Schools: Nonprofit takes students for a ride they won't forget

VENICE BUHAIN; The Olympian | • Published October 26, 2009

OLYMPIA - A little thing like plankton was part of a new world for some Komachin Middle School eighth-graders.

Jessie Santillan, Kris Girton and Daniel Cook, all part of the school’s honors oceanography program, fished some microscopic plankton out of Puget Sound while they and classmates were aboard the Indigo, a former fishing vessel that now is dedicated to being a water-bound classroom.

“I can’t believe there are huge animals that eat those and only those,” Kris said after looking at plankton.

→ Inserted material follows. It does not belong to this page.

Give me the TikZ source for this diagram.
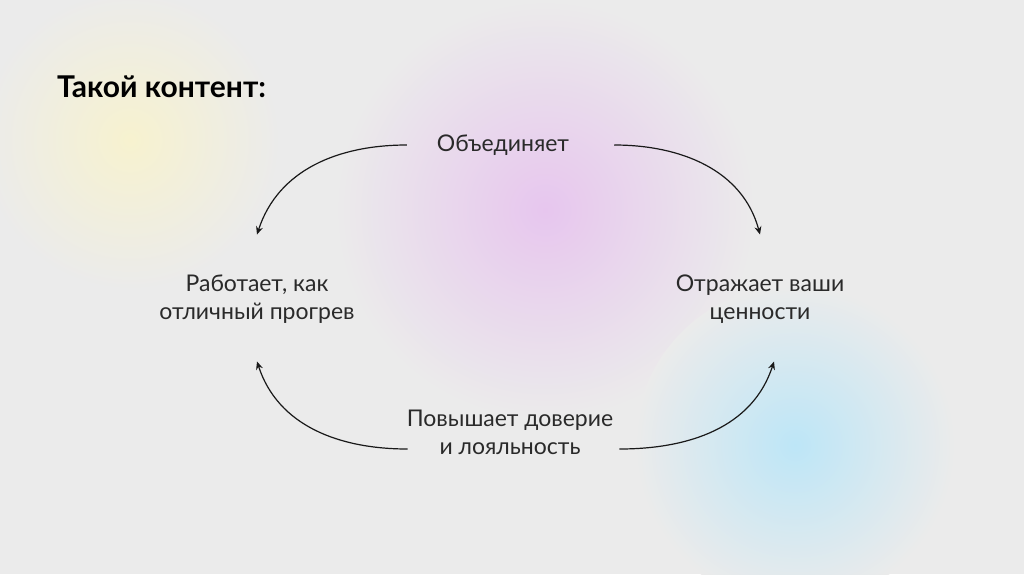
\documentclass[tikz,border=0pt]{standalone}
\usepackage{fontspec}
\setmainfont{Lato}
\usepackage{xcolor}
\usetikzlibrary{positioning,arrows.meta}

\definecolor{bggray}{HTML}{EBEBEB}
\definecolor{glowyellow}{HTML}{F7F2CF}
\definecolor{glowpink}{HTML}{E7C6EE}
\definecolor{glowblue}{HTML}{BDE6F7}
\definecolor{inkgray}{HTML}{2A2A2A}

\begin{document}
\begin{tikzpicture}[
    x=1pt, y=-1pt,
    lbl/.style={align=center, font=\fontsize{23}{28}\selectfont, text=inkgray, inner sep=0pt},
    arr/.style={-{Stealth[length=8pt,width=7pt]}, line width=1.2pt, black!90},
  ]
  \useasboundingbox (0,0) rectangle (1024,574);
  % background and glows
  \begin{scope}
    \clip (0,0) rectangle (1024,574);
    \fill[bggray] (0,0) rectangle (1024,574);
    \shade[inner color=glowyellow, outer color=bggray] (130,140) circle (150);
    \shade[inner color=glowpink, outer color=bggray] (545,210) circle (210);
    \shade[inner color=glowblue, outer color=bggray] (795,445) circle (160);
  \end{scope}

  % title
  \node[anchor=west, font=\fontsize{30}{34}\bfseries, text=black, inner sep=0pt] (title) at (57,87) {Такой контент:};

  % the four statements
  \node[lbl] (unite) at (503,145) {Объединяет};
  \node[lbl] (warm)  at (257,299) {Работает, как\\отличный прогрев};
  \node[lbl] (value) at (760,299) {Отражает ваши\\ценности};
  \node[lbl] (trust) at (510,432) {Повышает доверие\\и лояльность};

  % cycle arrows
  \draw[arr] ([xshift=-30pt]unite.west) to[out=180, in=72] ([yshift=40pt]warm.north);
  \draw[arr] ([xshift=45pt]unite.east) to[out=0, in=105] ([yshift=40pt]value.north);
  \draw[arr] ([xshift=1pt,yshift=-17pt]trust.west) to[out=180, in=-72] ([yshift=-38pt]warm.south);
  \draw[arr] ([xshift=6pt,yshift=-17pt]trust.east) to[out=0, in=-108] ([xshift=14pt,yshift=-38pt]value.south);
\end{tikzpicture}
\end{document}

Jessie said he had been looking forward to the trip “because you can understand what you’re doing in the class and see how it would be in real life,” he said.

Other classmates explored the rest of the Indigo, learning about navigation with captain Chris Burt and creating art and learning about seamanship on other parts of the vessel.

The Indigo, a program of the nonprofit Service Education Adventure, navigated South Puget Sound last week with students from the honors oceanography classes of Komachin and Nisqually middle schools in Lacey.

The weeklong program, funded through a grant from the National Oceanic and Atmospheric Administration, included training for North Thurston district teachers to integrate life on Puget Sound with many classroom subjects, including science, art, reading, writing and math, said Susie Richards, a crew member of the Indigo. She and Burt also have been classroom teachers.

Every day last week, the Indigo took a small group of the honors oceanography students for a busy day on the water. Komachin science teachers Raven Skydancer and Tom Condon arranged for a stop to see Taylor Shellfish Farms and clean weeds at Hope Island with a park ranger, said North Thurston district science instructional coach Dixie Reimer.

“A big aim is just to get the kids to know what home is here,” Reimer said. Many of the students have never been on Puget Sound, she said.

The honors oceanography students also will take what they learn on the Indigo and in other class projects to give presentations to other classes, Komachin science teacher Jenna Glock said.

Richards said one of the program’s goals is to show students how what they learn in the classroom applies to Puget Sound.

“Especially in middle school, the question is, ‘What does this have to do with me? When am I going to use this?’” Richards said.